--- Start of Stored data ---

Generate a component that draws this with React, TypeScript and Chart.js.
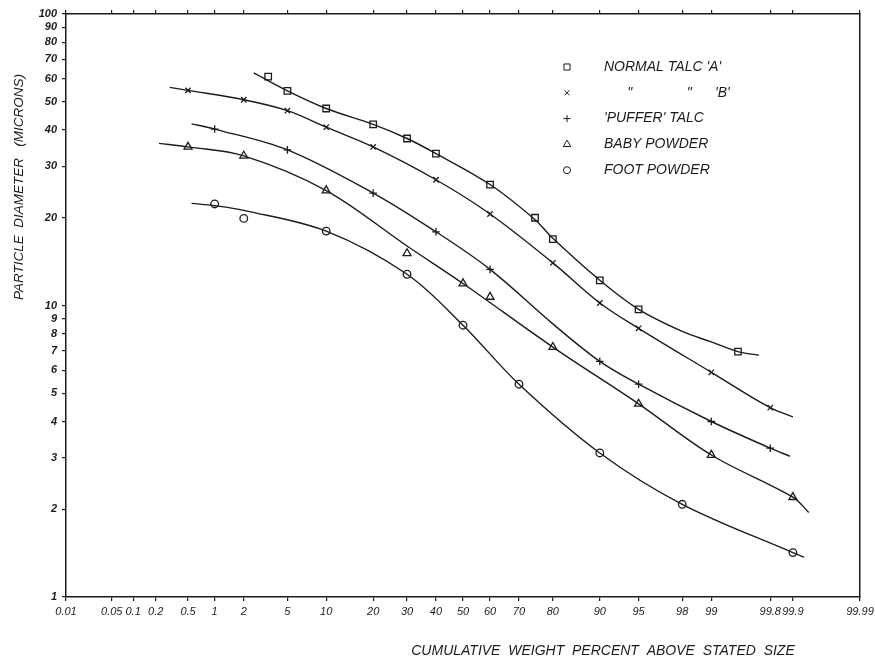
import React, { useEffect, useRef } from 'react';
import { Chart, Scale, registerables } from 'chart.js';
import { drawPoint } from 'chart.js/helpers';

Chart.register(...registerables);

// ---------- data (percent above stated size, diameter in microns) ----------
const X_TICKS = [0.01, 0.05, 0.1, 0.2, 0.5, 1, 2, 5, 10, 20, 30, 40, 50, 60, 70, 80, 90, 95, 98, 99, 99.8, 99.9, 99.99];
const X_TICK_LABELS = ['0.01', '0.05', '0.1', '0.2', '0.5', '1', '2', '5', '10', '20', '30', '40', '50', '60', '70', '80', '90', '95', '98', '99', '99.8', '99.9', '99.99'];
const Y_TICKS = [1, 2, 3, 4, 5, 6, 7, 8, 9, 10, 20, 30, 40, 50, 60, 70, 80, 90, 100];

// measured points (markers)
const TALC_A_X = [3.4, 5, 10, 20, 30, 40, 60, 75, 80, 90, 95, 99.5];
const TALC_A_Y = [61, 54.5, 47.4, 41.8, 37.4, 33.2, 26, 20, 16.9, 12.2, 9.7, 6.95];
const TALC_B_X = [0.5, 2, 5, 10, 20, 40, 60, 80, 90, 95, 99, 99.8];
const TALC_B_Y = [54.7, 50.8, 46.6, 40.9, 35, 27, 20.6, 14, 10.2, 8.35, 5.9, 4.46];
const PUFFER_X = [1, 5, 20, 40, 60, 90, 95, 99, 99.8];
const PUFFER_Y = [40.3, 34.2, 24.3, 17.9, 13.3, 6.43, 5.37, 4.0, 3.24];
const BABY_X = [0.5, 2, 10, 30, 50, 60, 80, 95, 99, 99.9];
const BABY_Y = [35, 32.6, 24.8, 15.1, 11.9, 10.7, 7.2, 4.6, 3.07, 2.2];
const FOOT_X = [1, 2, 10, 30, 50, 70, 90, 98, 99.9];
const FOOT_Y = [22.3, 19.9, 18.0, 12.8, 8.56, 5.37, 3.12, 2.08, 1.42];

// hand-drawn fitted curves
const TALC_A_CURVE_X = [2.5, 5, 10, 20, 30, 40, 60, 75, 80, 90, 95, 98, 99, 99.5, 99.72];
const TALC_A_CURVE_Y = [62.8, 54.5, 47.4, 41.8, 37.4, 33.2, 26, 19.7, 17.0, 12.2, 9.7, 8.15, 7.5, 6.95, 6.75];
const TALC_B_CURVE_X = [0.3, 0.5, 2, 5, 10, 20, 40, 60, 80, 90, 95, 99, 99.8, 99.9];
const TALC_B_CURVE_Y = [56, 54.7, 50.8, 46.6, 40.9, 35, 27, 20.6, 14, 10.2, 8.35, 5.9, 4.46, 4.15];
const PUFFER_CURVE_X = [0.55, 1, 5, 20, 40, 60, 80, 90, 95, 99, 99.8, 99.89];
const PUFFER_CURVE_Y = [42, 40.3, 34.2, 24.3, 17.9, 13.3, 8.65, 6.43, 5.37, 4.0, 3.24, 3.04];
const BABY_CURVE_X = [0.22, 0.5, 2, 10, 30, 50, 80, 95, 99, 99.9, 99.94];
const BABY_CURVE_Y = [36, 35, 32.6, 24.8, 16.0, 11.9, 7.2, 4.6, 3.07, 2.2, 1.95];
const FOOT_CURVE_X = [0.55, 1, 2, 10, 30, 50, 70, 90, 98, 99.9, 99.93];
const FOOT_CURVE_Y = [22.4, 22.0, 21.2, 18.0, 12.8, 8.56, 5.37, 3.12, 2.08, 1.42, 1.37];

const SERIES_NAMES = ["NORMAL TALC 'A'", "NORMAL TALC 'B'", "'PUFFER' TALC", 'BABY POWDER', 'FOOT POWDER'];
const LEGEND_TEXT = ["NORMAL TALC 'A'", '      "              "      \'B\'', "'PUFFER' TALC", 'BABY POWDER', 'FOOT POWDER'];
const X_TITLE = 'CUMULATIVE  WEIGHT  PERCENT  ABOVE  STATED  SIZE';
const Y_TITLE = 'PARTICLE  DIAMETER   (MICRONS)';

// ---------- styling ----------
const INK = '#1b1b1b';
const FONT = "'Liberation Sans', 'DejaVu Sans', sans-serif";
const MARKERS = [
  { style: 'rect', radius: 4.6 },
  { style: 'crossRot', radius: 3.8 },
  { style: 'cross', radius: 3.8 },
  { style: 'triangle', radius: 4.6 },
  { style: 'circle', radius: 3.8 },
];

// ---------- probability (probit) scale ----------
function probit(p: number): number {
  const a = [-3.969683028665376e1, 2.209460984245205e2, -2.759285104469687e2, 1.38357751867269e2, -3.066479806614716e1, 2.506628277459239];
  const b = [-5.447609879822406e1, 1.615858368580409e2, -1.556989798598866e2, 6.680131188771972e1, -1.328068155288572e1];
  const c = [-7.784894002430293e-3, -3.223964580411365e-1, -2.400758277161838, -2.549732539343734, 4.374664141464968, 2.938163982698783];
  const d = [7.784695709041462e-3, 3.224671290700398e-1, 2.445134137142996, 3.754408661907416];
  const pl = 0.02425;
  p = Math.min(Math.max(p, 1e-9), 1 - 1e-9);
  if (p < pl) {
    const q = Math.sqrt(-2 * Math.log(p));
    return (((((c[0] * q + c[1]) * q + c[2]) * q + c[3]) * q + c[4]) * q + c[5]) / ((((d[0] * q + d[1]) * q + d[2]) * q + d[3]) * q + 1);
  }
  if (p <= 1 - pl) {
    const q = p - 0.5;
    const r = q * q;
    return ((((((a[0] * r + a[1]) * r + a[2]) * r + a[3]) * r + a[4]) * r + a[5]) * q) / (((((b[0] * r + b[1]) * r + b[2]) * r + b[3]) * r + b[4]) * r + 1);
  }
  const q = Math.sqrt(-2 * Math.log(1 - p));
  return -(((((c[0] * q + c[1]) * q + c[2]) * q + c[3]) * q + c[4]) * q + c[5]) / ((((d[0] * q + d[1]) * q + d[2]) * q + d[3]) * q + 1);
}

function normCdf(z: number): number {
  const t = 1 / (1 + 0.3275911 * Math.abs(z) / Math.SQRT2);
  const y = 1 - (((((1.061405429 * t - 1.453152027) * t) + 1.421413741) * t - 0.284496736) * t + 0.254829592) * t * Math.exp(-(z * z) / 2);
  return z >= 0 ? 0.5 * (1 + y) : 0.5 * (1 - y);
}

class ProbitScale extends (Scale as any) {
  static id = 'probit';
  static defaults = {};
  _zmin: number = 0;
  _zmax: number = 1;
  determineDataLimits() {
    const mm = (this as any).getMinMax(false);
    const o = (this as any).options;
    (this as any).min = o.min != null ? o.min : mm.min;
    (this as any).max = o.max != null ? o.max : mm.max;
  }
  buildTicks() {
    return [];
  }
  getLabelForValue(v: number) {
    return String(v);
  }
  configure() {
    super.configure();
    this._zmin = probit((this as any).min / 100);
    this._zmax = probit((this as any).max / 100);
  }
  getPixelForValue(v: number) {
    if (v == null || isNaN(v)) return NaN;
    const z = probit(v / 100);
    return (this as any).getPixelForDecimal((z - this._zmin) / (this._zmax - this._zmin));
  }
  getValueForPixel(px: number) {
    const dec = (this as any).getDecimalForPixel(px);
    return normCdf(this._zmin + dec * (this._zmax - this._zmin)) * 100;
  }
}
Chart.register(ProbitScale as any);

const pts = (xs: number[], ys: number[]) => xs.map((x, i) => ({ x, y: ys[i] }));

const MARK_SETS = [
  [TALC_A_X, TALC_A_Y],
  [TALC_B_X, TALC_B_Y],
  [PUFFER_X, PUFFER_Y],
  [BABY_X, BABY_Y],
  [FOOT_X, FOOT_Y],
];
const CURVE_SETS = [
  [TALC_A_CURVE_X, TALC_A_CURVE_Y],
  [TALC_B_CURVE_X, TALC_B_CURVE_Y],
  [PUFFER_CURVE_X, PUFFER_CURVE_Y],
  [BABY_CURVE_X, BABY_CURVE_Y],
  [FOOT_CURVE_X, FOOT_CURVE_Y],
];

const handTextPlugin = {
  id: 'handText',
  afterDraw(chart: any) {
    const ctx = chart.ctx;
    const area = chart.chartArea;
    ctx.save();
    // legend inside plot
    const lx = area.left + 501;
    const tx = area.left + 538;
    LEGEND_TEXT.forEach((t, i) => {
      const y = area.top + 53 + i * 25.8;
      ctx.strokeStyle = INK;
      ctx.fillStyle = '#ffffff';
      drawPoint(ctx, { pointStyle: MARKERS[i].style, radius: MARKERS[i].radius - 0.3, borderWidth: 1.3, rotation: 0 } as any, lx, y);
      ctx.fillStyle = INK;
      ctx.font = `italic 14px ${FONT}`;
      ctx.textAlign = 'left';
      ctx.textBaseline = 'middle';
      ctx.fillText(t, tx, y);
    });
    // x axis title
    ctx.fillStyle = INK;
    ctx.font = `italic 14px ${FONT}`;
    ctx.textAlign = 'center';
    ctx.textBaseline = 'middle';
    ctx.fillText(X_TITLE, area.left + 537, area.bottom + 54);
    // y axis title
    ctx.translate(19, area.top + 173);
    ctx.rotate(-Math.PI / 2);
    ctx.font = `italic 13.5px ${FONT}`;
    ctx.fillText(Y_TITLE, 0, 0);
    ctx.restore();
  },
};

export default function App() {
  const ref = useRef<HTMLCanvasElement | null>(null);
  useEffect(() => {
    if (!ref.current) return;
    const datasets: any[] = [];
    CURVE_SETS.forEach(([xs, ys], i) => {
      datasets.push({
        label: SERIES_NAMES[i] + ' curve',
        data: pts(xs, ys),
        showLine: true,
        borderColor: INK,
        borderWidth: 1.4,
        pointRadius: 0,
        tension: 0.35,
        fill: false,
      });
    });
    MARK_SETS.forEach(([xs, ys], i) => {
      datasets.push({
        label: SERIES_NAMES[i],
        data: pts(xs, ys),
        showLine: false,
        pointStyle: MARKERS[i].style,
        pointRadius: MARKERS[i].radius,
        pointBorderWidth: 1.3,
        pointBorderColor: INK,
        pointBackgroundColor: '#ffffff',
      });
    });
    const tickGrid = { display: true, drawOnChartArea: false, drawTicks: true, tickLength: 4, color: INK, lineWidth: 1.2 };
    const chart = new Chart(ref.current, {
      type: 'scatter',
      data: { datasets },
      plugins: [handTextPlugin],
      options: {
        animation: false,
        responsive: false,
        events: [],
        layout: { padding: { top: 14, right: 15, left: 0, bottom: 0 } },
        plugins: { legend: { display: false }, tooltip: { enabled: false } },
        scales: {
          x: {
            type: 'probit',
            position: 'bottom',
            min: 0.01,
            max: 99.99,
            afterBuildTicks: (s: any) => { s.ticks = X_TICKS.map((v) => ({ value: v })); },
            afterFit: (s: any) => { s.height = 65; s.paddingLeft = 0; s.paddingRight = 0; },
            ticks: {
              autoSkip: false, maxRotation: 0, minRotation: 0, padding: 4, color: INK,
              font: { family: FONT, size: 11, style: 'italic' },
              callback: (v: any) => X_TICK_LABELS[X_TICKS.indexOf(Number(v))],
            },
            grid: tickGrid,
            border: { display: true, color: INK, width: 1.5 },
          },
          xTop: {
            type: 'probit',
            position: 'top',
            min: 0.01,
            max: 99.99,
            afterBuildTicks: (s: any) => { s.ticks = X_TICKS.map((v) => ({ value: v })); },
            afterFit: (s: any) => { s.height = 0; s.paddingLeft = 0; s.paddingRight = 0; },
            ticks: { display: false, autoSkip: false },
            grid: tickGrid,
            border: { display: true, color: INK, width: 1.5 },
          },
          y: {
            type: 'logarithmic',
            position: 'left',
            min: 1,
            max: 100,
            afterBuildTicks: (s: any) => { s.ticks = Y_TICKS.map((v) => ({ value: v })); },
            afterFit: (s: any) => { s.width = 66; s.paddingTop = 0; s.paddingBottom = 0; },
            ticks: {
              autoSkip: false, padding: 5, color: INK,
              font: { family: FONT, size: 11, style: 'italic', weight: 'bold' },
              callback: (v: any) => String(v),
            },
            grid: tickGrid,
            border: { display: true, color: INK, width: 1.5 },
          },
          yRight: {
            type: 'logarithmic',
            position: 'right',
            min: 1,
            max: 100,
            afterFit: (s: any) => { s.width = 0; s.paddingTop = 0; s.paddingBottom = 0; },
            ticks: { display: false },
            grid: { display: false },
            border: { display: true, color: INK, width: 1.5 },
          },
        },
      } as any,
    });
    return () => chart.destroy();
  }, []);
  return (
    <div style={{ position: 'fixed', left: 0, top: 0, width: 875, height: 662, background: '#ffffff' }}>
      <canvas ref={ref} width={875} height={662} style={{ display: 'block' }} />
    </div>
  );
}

--- End of Stored data ---

**Problem statement**
Up to and including the line with "Chart.register(...registerables);", copy the data above from its first line. Skip pictures.

**Solution below**
Generate a component that draws this with React, TypeScript and Chart.js.
import React, { useEffect, useRef } from 'react';
import { Chart, Scale, registerables } from 'chart.js';
import { drawPoint } from 'chart.js/helpers';

Chart.register(...registerables);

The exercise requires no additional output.